使用SqlSrv在PHP中登录页面

Question

I have a problem, I create a login page for DashBoard (with SqlSrv in database) When the password in the DB and the password typed by the user are the same I can not even connect to when. This is my code :

<?php    
session_start();

    $serverName = "A106MVP19\SQLEXPRESS";   
    $uid = "sa";     
    $pwd = "root";    
    $databaseName = "FormaSport";   

    $connectionInfo = array( "UID"=>$uid,                              
                         "PWD"=>$pwd,                              
                         "Database"=>$databaseName);   

    /* Connect using SQL Server Authentication. */    
    $conn = sqlsrv_connect( $serverName, $connectionInfo);  
    if( $conn === false ) 
    {
     die( print_r( sqlsrv_errors(), true));
    }   


if(isset($_POST) && !empty($_POST['emailCo']) && !empty($_POST['mot_de_passeCo'])) 
    {   
    $login = $_POST["emailCo"];
    $pass  = $_POST["mot_de_passeCo"];
    extract($_POST);

    $sql = "SELECT pass FROM Formateur WHERE mail='".$login."'";
    $req =  sqlsrv_query($conn, $sql) or die('Erreur SQL!<br>'.$sql.'<br>');


    $data = sqlsrv_fetch_array($req, SQLSRV_FETCH_ASSOC);

echo $data['pass']."<br />";    //for view the pass for the user in database
echo $pass."<br />";   //for view the input pass
echo gettype($data['pass'])."<br />";   // type of pass in DB
echo gettype($pass)."<br />";  // type pass input

    if($pass !== $data['pass'])
        {
        echo '<p>Mauvais login / password.

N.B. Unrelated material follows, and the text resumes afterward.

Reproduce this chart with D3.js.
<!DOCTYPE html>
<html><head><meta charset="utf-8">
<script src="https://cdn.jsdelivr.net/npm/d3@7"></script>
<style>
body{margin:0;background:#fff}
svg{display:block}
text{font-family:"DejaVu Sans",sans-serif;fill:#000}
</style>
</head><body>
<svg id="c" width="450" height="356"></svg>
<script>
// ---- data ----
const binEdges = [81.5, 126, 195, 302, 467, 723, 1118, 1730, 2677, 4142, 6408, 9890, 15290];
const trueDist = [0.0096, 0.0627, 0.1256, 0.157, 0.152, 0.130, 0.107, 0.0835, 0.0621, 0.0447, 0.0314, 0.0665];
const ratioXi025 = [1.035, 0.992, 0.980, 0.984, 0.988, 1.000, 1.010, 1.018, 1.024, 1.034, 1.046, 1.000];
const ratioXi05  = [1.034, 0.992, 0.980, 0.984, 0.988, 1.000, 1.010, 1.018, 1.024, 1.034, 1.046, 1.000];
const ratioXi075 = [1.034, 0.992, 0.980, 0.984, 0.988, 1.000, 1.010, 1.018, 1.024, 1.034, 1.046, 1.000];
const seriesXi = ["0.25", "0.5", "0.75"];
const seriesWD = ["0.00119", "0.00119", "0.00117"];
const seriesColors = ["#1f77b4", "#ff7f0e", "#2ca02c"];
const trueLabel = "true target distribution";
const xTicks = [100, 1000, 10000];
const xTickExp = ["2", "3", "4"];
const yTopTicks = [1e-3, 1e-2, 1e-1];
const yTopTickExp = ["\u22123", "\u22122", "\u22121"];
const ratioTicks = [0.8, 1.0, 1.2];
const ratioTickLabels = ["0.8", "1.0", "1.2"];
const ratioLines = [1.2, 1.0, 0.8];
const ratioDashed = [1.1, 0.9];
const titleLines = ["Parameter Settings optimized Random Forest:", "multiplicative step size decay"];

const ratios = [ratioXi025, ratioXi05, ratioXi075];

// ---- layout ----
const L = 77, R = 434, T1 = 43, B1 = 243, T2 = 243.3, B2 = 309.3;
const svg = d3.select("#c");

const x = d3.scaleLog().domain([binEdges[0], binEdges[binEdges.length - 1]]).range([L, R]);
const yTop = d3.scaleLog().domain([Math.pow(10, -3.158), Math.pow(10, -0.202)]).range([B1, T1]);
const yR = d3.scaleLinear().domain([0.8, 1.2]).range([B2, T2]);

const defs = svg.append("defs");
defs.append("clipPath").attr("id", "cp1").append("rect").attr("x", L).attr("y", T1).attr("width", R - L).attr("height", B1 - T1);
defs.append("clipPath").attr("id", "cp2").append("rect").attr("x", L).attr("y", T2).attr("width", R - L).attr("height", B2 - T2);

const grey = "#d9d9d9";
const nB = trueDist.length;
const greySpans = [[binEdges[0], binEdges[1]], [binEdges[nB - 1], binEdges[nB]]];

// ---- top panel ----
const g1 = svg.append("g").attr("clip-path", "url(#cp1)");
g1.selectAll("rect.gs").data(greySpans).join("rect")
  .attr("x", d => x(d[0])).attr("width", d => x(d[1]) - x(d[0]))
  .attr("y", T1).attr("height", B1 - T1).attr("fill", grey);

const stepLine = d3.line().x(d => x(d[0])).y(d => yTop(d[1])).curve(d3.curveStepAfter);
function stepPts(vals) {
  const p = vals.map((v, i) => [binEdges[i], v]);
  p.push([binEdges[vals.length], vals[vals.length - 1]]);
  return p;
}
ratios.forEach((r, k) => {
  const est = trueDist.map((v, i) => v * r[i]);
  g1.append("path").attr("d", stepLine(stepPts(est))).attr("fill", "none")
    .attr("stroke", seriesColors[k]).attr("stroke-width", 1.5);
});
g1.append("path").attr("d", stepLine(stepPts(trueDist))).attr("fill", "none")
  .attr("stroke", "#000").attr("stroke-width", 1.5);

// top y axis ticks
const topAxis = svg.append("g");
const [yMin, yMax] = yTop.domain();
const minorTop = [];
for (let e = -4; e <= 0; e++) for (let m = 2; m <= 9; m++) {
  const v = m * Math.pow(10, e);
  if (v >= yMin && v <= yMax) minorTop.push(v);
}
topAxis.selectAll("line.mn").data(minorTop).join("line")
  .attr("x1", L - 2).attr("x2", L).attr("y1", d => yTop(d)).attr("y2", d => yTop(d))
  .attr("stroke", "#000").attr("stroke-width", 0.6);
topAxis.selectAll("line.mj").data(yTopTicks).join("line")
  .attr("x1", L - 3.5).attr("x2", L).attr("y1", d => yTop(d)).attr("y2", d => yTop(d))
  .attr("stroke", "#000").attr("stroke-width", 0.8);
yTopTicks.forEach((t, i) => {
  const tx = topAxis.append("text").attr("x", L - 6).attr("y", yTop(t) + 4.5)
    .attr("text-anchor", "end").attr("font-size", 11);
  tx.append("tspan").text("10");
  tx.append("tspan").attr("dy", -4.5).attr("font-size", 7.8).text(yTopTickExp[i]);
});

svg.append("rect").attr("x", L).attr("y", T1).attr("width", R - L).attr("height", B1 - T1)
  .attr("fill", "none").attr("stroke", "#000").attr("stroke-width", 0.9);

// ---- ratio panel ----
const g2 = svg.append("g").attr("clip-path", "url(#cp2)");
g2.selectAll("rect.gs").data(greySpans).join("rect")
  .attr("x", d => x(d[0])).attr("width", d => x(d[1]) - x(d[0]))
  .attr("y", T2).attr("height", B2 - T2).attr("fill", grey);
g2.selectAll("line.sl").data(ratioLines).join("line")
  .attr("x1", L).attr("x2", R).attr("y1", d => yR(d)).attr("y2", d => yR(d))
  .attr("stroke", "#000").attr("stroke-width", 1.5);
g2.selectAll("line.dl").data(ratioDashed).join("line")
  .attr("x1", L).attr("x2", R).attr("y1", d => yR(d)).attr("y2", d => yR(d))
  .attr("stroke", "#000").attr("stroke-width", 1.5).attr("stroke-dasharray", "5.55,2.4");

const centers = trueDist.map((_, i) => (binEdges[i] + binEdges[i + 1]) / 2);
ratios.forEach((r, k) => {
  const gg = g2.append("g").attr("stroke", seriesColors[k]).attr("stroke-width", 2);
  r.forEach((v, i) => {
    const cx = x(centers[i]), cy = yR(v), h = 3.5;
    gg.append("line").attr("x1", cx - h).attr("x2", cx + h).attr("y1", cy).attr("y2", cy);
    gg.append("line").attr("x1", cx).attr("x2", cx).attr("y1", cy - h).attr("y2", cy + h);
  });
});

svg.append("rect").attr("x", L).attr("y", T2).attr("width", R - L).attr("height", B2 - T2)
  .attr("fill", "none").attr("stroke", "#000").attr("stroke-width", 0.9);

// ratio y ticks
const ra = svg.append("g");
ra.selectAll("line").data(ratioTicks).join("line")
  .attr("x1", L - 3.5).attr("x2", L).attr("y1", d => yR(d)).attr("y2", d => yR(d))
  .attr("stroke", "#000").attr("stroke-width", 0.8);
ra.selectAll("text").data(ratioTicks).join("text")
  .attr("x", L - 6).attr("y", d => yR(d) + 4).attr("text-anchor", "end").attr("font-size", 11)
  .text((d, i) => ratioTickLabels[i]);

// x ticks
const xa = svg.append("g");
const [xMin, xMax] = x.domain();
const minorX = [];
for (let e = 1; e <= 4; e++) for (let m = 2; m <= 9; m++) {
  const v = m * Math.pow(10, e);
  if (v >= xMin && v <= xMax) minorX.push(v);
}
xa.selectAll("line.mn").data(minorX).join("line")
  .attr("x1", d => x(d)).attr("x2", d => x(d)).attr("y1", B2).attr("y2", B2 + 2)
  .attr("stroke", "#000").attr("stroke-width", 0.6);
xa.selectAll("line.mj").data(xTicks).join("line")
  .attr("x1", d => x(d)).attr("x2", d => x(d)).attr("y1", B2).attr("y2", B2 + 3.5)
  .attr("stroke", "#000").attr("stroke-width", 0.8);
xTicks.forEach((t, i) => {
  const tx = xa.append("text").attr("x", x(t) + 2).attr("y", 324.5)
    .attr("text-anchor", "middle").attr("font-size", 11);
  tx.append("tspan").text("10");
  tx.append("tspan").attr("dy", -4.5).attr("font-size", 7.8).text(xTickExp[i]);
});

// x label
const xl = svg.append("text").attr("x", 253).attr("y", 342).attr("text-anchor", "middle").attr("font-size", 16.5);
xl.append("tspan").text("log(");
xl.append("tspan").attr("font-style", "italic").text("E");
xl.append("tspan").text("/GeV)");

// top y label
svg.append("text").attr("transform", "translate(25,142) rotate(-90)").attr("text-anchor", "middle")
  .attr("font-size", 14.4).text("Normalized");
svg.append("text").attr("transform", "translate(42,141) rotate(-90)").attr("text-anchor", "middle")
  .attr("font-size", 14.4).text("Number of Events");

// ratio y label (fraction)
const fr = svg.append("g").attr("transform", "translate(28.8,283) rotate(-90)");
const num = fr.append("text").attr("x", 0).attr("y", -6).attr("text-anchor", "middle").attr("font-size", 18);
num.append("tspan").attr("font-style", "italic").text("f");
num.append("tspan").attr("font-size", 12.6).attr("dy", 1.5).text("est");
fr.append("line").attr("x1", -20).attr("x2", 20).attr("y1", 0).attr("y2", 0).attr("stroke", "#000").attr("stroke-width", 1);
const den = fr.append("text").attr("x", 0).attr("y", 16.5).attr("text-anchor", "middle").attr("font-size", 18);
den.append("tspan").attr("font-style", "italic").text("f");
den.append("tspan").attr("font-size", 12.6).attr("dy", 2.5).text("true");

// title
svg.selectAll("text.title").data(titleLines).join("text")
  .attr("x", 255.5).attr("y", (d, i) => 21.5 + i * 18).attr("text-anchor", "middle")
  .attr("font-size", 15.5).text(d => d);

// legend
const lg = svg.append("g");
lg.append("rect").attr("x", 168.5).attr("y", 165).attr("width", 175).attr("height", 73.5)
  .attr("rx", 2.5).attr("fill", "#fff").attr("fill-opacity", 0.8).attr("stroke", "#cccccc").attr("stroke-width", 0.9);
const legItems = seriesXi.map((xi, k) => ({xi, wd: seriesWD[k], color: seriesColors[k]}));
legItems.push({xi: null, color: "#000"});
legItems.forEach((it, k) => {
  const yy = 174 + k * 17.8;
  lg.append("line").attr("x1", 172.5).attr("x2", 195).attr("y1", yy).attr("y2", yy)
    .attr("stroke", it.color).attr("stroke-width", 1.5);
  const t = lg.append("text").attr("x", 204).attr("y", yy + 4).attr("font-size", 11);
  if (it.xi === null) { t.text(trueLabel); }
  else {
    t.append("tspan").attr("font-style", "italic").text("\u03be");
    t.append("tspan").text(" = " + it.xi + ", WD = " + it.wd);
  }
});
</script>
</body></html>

Merci de recommencer</p>';
        include('index.html'); // On inclut le formulaire d'identification en dessous du message d'information
        exit;
        }
    else
        {
        $_SESSION['login'] = $login;
        echo 'Vous etes bien logué';
        // Mettre une redirection ici 
        // redirection here
        }    
    }   
    else {
    echo '<p>Vous avez oublié de remplir un champ.</p>';
    include('index.html'); // On inclut le formulaire d'identification
    exit;
}


?>

How you can view here :

echo $data['pass']."<br />";    //for view the pass for the user in database
echo $pass."<br />";   //for view the input pass
echo gettype($data['pass'])."<br />";   // type of pass in DB
echo gettype($pass)."<br />";  // type pass input

I have test the type of password and they are the same.

If everyone view where I have make an error, I need your help !

Thank a lot. Pokky.

PS : (Sorry for the "frenglish")

Answer 1

You must put your query into a PHP loop, so the search will be executed in the database.

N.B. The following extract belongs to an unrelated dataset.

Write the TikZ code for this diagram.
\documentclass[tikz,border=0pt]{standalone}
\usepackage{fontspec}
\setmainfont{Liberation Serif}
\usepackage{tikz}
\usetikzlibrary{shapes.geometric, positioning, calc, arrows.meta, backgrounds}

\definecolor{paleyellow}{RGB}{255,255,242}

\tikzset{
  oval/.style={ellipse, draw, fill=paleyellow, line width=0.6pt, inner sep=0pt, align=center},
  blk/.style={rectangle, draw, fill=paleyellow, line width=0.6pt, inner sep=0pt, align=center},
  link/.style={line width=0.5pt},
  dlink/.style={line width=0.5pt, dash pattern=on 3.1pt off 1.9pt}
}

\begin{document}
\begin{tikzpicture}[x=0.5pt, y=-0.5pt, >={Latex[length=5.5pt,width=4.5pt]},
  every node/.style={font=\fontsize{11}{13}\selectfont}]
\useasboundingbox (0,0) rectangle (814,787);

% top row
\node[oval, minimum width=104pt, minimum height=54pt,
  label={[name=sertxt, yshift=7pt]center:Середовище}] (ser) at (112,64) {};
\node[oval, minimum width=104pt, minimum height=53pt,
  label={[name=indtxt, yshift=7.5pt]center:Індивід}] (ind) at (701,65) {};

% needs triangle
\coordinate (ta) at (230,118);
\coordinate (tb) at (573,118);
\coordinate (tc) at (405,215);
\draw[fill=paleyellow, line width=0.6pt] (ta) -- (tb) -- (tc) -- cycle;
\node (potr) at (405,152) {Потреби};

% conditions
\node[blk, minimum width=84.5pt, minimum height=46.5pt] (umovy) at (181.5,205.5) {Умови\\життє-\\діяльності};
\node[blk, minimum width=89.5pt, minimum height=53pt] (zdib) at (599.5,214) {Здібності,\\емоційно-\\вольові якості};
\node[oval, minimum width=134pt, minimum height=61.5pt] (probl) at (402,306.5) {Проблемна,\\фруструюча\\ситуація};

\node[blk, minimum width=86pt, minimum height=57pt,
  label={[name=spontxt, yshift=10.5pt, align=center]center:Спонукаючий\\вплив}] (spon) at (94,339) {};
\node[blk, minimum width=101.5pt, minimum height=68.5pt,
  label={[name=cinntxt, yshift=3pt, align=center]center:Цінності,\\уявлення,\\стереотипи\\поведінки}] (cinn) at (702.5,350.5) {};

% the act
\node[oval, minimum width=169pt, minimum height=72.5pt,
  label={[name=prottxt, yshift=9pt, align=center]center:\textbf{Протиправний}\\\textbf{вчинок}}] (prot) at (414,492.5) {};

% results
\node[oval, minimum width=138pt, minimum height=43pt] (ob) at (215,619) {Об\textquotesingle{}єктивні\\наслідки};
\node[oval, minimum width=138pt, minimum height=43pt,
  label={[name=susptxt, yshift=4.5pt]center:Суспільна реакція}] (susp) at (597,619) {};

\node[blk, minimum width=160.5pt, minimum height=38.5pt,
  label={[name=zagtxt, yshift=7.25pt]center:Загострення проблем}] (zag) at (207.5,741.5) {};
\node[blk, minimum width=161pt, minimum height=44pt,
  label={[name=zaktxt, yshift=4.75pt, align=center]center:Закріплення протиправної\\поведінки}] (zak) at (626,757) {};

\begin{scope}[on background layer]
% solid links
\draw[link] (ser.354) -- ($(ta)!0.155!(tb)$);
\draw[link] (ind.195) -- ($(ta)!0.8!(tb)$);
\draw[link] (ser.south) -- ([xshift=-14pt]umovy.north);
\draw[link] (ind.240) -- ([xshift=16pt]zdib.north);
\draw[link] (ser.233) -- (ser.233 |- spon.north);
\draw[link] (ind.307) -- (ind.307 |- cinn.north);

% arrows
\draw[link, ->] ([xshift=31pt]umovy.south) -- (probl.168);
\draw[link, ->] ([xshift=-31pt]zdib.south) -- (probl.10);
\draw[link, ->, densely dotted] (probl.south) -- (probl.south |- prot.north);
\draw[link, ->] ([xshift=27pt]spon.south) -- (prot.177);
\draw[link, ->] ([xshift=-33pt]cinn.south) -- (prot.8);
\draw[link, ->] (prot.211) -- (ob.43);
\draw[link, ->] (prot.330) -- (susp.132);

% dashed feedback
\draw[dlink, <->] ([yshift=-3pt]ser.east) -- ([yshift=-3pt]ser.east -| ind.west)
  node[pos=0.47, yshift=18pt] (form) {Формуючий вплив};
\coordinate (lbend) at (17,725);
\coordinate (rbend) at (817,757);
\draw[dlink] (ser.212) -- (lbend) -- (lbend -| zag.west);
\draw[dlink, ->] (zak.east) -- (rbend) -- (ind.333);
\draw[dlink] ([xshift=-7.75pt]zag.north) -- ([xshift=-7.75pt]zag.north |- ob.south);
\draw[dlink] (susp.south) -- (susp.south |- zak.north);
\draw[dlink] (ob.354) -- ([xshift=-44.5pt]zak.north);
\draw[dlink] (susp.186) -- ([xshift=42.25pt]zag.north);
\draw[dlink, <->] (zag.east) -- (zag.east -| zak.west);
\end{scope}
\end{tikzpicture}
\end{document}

$sql = "SELECT pass FROM Formateur WHERE mail='".$login."'";
$req =  sqlsrv_query($conn, $sql) or die(print_r(sqlsrv_errors(),true));

if(sqlsrv_has_rows($req) != 1){
    echo "* Error! no result found OR more than one result found";
}else{
    while($data = sqlsrv_fetch_array($req, SQLSRV_FETCH_ASSOC)){
        $_SESSION['id'] = $data[0];
        $_SESSION['login'] = $data[1];
    }
}

Also, I recommend checking the password in the database as well and using PDO class for authentication, but in this case, you have to check if the extension for PDO is enabled in your PHP configuration in the server.